Salesforce buys (part of) a farm
In an unmistakable sign of the times, Salesforce announced today that it bought 40 megawatts of a new West Virginia wind farm’s output. Somehow I missed their pledge to achieve net-zero greenhouse gas emissions by 2050 or to eventually power 100 percent of global operations with renewable energy. But leave it to them to find new ways to get into the news and to be hyper relevant in the process.
This provides an opportunity to talk about one of my favorite subjects, energy and the environment. It’s worth noting that the farm is still under construction but that it should be operational in about a year. Moreover the agreement calls for Salesforce to purchase 125,000 megawatt hours of electricity per year, more than the company will use in 2015.

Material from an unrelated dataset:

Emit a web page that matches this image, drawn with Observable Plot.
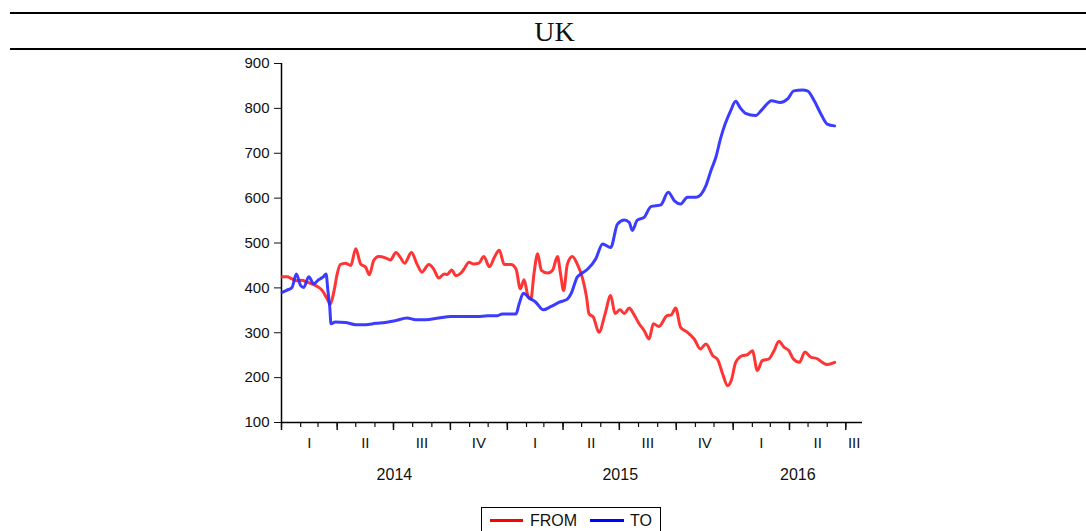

It’s also worth saying that we don’t have a true national grid for electric power but that most of the power generated will be fed into the grid supporting the majority of Salesforce’s datacenter load. In such a situation it’s possible that some electricity will be sent elsewhere and that Salesforce would receive an equal amount of power from elsewhere. No big deal but if you’re thinking long term, a national grid really needs to be on the agenda.

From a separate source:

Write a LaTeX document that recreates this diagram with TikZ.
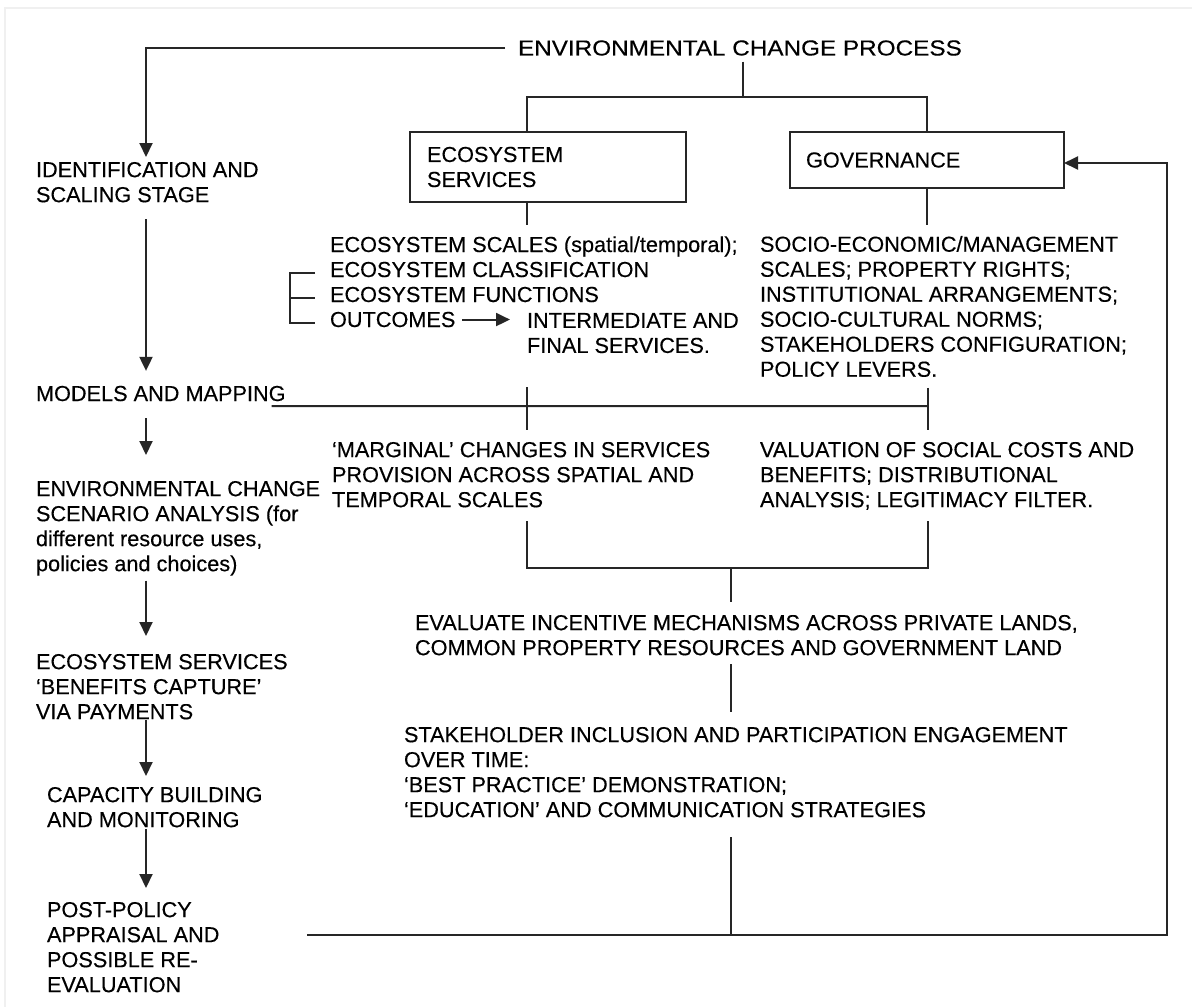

Also worth noting is that Sonoma Valley is home to a public company (Calpine) that generates power from geothermal vents in the earth’s surface. Most of that power goes to San Francisco to the tune of supporting well over half of the city’s needs. So it turns out San Francisco is a rather green place to begin with.
I think the real news and benefit of today’s announcement is that by signing a 12-year contract Salesforce is providing demand that makes it easier for investors to put up the considerable funds needed to build out such a project. The press release from Salesforce says as much. According to Hervé Touati, a managing director at nonprofit Rocky Mountain Institute and head of the Business Renewables Center (BRC), “2015 has proven a record-setting year, with more than 3 gigawatts of wind and solar transactions signed by corporate buyers, compared to 1.2 gigawatts in 2014.”
Nonetheless only 20 corporations have gotten busy in this space according to the release so there’s ample opportunity for others to pioneer in this important effort too. That’s how a cleaner environment and global warming abatement are going to happen and I hope 2016 sees a lot of announcements like this.